*What you should do*. Nothing in the data should change when you return it, but leave the pictures out.

*Given material*.
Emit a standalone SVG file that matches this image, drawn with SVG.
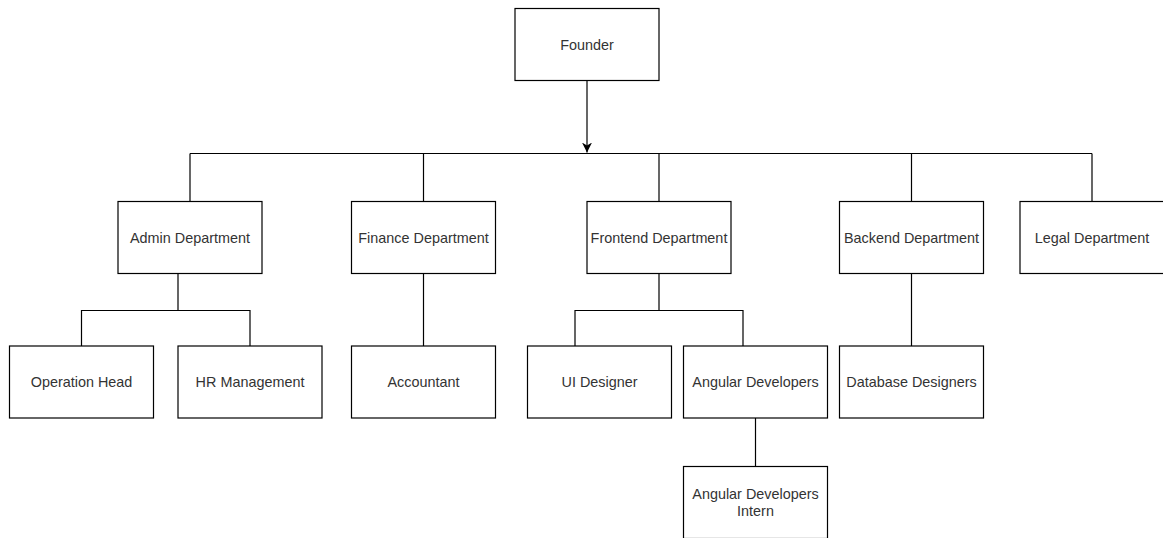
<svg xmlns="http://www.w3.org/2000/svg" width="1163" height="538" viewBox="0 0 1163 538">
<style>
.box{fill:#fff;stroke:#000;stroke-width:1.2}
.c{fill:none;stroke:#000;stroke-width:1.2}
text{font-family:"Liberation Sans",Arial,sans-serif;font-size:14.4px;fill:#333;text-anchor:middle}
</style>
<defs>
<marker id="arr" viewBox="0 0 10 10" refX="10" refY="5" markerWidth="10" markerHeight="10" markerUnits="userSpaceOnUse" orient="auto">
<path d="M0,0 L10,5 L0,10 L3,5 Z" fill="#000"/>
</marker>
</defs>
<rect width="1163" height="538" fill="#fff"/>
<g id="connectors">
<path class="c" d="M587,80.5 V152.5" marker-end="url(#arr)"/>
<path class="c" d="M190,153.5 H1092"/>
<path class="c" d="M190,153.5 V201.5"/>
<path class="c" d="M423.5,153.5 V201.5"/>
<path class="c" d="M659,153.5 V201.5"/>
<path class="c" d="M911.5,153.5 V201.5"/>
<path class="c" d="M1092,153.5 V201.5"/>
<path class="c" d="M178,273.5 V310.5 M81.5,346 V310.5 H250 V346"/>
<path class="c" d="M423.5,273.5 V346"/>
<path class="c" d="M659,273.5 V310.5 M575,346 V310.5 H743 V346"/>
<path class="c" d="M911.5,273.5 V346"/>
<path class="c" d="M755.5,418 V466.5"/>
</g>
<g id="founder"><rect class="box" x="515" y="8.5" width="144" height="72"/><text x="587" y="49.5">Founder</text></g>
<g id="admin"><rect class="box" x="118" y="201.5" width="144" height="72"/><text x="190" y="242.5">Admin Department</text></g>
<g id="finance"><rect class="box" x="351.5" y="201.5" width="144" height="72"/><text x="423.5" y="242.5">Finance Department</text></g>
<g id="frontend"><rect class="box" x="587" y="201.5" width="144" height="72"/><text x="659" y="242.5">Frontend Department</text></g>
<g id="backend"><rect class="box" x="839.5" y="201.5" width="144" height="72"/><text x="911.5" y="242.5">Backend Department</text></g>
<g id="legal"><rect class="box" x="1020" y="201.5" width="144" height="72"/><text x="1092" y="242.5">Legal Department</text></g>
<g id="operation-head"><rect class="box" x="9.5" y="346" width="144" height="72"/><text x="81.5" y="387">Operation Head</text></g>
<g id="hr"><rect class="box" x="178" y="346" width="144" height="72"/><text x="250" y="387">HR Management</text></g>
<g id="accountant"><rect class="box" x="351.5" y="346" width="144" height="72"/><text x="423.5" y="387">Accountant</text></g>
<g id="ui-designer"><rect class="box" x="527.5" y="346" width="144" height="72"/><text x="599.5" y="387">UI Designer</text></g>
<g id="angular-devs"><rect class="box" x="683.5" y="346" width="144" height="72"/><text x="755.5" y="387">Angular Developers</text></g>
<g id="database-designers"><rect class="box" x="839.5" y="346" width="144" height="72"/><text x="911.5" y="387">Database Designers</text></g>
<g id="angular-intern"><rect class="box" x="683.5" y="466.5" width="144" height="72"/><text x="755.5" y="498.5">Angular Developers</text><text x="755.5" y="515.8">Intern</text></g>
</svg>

*Task result*.
Emit a standalone SVG file that matches this image, drawn with SVG.
<svg xmlns="http://www.w3.org/2000/svg" width="1163" height="538" viewBox="0 0 1163 538">
<style>
.box{fill:#fff;stroke:#000;stroke-width:1.2}
.c{fill:none;stroke:#000;stroke-width:1.2}
text{font-family:"Liberation Sans",Arial,sans-serif;font-size:14.4px;fill:#333;text-anchor:middle}
</style>
<defs>
<marker id="arr" viewBox="0 0 10 10" refX="10" refY="5" markerWidth="10" markerHeight="10" markerUnits="userSpaceOnUse" orient="auto">
<path d="M0,0 L10,5 L0,10 L3,5 Z" fill="#000"/>
</marker>
</defs>
<rect width="1163" height="538" fill="#fff"/>
<g id="connectors">
<path class="c" d="M587,80.5 V152.5" marker-end="url(#arr)"/>
<path class="c" d="M190,153.5 H1092"/>
<path class="c" d="M190,153.5 V201.5"/>
<path class="c" d="M423.5,153.5 V201.5"/>
<path class="c" d="M659,153.5 V201.5"/>
<path class="c" d="M911.5,153.5 V201.5"/>
<path class="c" d="M1092,153.5 V201.5"/>
<path class="c" d="M178,273.5 V310.5 M81.5,346 V310.5 H250 V346"/>
<path class="c" d="M423.5,273.5 V346"/>
<path class="c" d="M659,273.5 V310.5 M575,346 V310.5 H743 V346"/>
<path class="c" d="M911.5,273.5 V346"/>
<path class="c" d="M755.5,418 V466.5"/>
</g>
<g id="founder"><rect class="box" x="515" y="8.5" width="144" height="72"/><text x="587" y="49.5">Founder</text></g>
<g id="admin"><rect class="box" x="118" y="201.5" width="144" height="72"/><text x="190" y="242.5">Admin Department</text></g>
<g id="finance"><rect class="box" x="351.5" y="201.5" width="144" height="72"/><text x="423.5" y="242.5">Finance Department</text></g>
<g id="frontend"><rect class="box" x="587" y="201.5" width="144" height="72"/><text x="659" y="242.5">Frontend Department</text></g>
<g id="backend"><rect class="box" x="839.5" y="201.5" width="144" height="72"/><text x="911.5" y="242.5">Backend Department</text></g>
<g id="legal"><rect class="box" x="1020" y="201.5" width="144" height="72"/><text x="1092" y="242.5">Legal Department</text></g>
<g id="operation-head"><rect class="box" x="9.5" y="346" width="144" height="72"/><text x="81.5" y="387">Operation Head</text></g>
<g id="hr"><rect class="box" x="178" y="346" width="144" height="72"/><text x="250" y="387">HR Management</text></g>
<g id="accountant"><rect class="box" x="351.5" y="346" width="144" height="72"/><text x="423.5" y="387">Accountant</text></g>
<g id="ui-designer"><rect class="box" x="527.5" y="346" width="144" height="72"/><text x="599.5" y="387">UI Designer</text></g>
<g id="angular-devs"><rect class="box" x="683.5" y="346" width="144" height="72"/><text x="755.5" y="387">Angular Developers</text></g>
<g id="database-designers"><rect class="box" x="839.5" y="346" width="144" height="72"/><text x="911.5" y="387">Database Designers</text></g>
<g id="angular-intern"><rect class="box" x="683.5" y="466.5" width="144" height="72"/><text x="755.5" y="498.5">Angular Developers</text><text x="755.5" y="515.8">Intern</text></g>
</svg>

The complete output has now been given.